Chiefs expecting 2024 Pro Bowler to depart in free agency
From an offensive line perspective, the Chiefs‘ Super Bowl letdown was particularly interesting. The team rolled out a quintet housing two first-team All-Pros (center Creed Humphrey, left guard-turned-left tackle Joe Thuney) and saw Trey Smith secure his first Pro Bowl accolade. Yet, the Eagles still teed off on Patrick Mahomes to remind of the Buccaneers’ Super Bowl LV rampage.
Kansas City both built a formidable interior trio but saw its shaky tackle plan unravel at the worst time. Unlike in Super Bowl LV, when the AFC superpower played without injured starters Eric Fisher and Mitchell Schwartz, the Chiefs had their tackles healthy. They just could not hold up, with RT Jawaan Taylor continuing to struggle and the non-Thuney LT options — Wanya Morris, second-round rookie Kingsley Suamataia and in-season free agency addition D.J. Humphries — deemed less acceptable compared to kicking an All-Pro guard outside.
As the Chiefs will need a better answer at left tackle in 2025, they are bracing for their top in-house free agent to leave. Kansas City is expected to lose Smith once the market opens, according to the Washington Post’s Jason La Canfora. Despite the Chiefs showing interest in retaining Smith at the season’s outset, his situation has trended this way for a bit.
This will break up the interior trio the Chiefs built weeks after their Super Bowl LV blowout loss, as Thuney, Humphrey and Smith began playing together — to key a successful O-line turnaround following the rough Tampa night — in 2021. With Humphrey extended and Thuney signed for one more season, Smith appears the odd man out.
The Chiefs could make a last-ditch move to ensure Smith stays by using the franchise tag on the former sixth-round find, but guards are rarely tagged. The tag formula still classifies all offensive linemen under one umbrella, meaning top centers and guards would see the same tag number as tackles. Tackle salaries thus balloon guard tag figures, paving top interior blockers’ paths to the market. There have been a couple of exceptions in recent years, with Thuney — via a 2020 Patriots tag — being one of them. Washington also cuffed Brandon Scherff for two years. But the Chiefs have other issues to address. They appear to be willing to stomach losing an impact RG talent as a result.

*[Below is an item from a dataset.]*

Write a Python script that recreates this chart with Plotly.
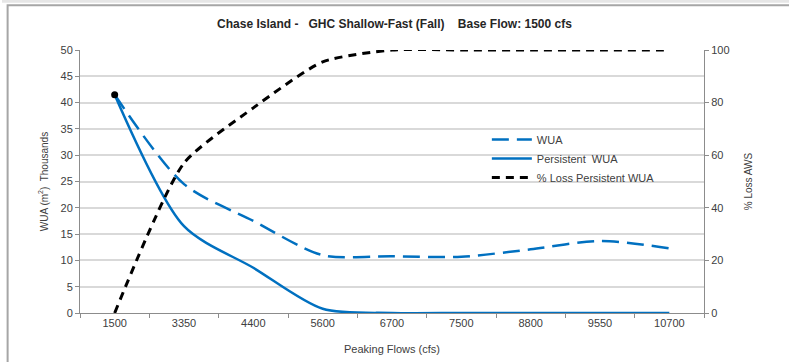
import plotly.graph_objects as go

categories = ["1500", "3350", "4400", "5600", "6700", "7500", "8800", "9550", "10700"]
wua = [41.5, 24.5, 17.5, 11.0, 10.8, 10.7, 12.1, 13.7, 12.3]
persistent_wua = [41.5, 16.5, 8.6, 0.8, 0.0, 0.0, 0.0, 0.0, 0.0]
pct_loss = [0, 57, 78, 95.5, 100, 100, 100, 100, 100]

BLUE = "#0070C0"
GRID = "#D9D9D9"
AXIS = "#8C8C8C"
TXT = "#404040"
FONT = "Liberation Sans, Arial, sans-serif"

fig = go.Figure()
fig.add_trace(go.Scatter(x=categories, y=wua, name="WUA", mode="lines",
                         line=dict(color=BLUE, width=2.5, dash="17px,8px", shape="spline", smoothing=0.8)))
fig.add_trace(go.Scatter(x=categories, y=persistent_wua, name="Persistent  WUA", mode="lines",
                         line=dict(color=BLUE, width=2.5, shape="spline", smoothing=0.8)))
fig.add_trace(go.Scatter(x=categories, y=pct_loss, name="% Loss Persistent WUA", mode="lines",
                         yaxis="y2",
                         line=dict(color="black", width=3, dash="8px,6px", shape="spline", smoothing=0.6)))
fig.add_trace(go.Scatter(x=categories[:1], y=wua[:1], mode="markers", showlegend=False,
                         marker=dict(color="black", size=7)))

fig.update_layout(
    width=789, height=362,
    margin=dict(l=80, r=85, t=50, b=49),
    paper_bgcolor="white", plot_bgcolor="white",
    font=dict(family=FONT, size=11, color=TXT),
    title=dict(text="<b>Chase Island -   GHC Shallow-Fast (Fall)    Base Flow: 1500 cfs</b>",
               x=0.5, xanchor="center", y=0.935, yanchor="middle",
               font=dict(size=12, color="#262626", family=FONT)),
    showlegend=True,
    legend=dict(x=0.652, y=0.715, xanchor="left", yanchor="top", bgcolor="rgba(0,0,0,0)",
                font=dict(size=11, color=TXT), tracegroupgap=0, itemwidth=40),
    xaxis=dict(type="category", range=[-0.5, 8.5], showgrid=False, showline=True,
               linecolor=AXIS, linewidth=1, automargin=False,
               ticks="outside", tickson="boundaries", ticklen=4, tickcolor=AXIS,
               title=dict(text="Peaking Flows (cfs)", standoff=17, font=dict(size=11)),
               tickfont=dict(size=11), zeroline=False),
    yaxis=dict(range=[0, 50], dtick=5, showgrid=True, gridcolor=GRID, gridwidth=1.5,
               showline=True, linecolor=AXIS, linewidth=1, ticks="outside", ticklen=4,
               tickcolor=AXIS, zeroline=False, tickfont=dict(size=11), automargin=False,
               title=dict(text="WUA (m<sup>2</sup>)  Thousands", standoff=10, font=dict(size=10))),
    yaxis2=dict(range=[0, 100], dtick=20, overlaying="y", side="right", showgrid=False,
                showline=True, linecolor=AXIS, linewidth=1, ticks="outside", ticklen=4,
                tickcolor=AXIS, zeroline=False, tickfont=dict(size=11), automargin=False,
                title=dict(text="% Loss AWS", standoff=16, font=dict(size=10))),
)

# outer chart frame
fig.add_shape(type="rect", xref="paper", yref="paper", x0=-0.125, x1=1.5, y0=1.18, y1=1.3,
              fillcolor="#E6E6E6", line=dict(width=0), layer="below")
fig.add_shape(type="rect", xref="paper", yref="paper", x0=-0.116, x1=1.6, y0=-0.6, y1=1.17,
              fillcolor="rgba(0,0,0,0)", line=dict(color="#A6A6A6", width=2))

fig.write_html("out.html", config={"displayModeBar": False})

with open("out.html", "r", encoding="utf-8") as f:
    html = f.read()
html = html.replace("<body>", '<body style="margin:0;padding:0;overflow:hidden">', 1)
with open("out.html", "w", encoding="utf-8") as f:
    f.write(html)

Kansas City already cut into one of its strengths by kicking Thuney to LT. That move had stabilized the Chiefs’ line for a stretch, but the Eagles exposed the plan on the biggest stage. The three-time reigning AFC champions already gave Humphrey a monster center extension that checks in on its own tier (four years, $72M) at that position, and Thuney is tied to a $26.97M cap number in a contract year. The Chiefs could look into a Thuney extension to bring that down, but the ex-Patriots draftee is also now 32. Smith is 25, which will make his expected departure sting.
As the Chiefs could look into the likes of Ronnie Stanley and Cam Robinson to help stabilize their tackle spots, they still have Taylor on the books for a guaranteed $20M. By keeping Taylor on the roster in March 2024, the Chiefs saw the struggling RT’s 2025 base salary and $500K workout bonus lock in.
This money and the Humphrey and Thuney deals stand to limit the Chiefs up front, though one anonymous GM adds (via La Canfora) the team will likely show interest in Stanley and Robinson. Stanley is coming off his healthiest season since 2019, and that certainly would stand to make him more than a mere stopgap. The Vikings have Christian Darrisaw coming back after a season-ending injury, which would stand to point their emergency fill-in — Robinson — to the market.
The Bears have been linked to Smith, and multiple execs identified (via La Canfora) the Titans as a possible destination. Tennessee already dived into the veteran interior market last year, by signing center Lloyd Cushenberry, and used a first-round pick on left guard Peter Skoronski. The Titans still have a need at RG. A Tennessee alum, Smith should be expected to become the NFL’s fifth $20M-per-year guard if/when he hits free agency. Pro Football Focus has graded him as a top-15 option at the position in each of his four seasons, which will make a Chiefs replacement task difficult.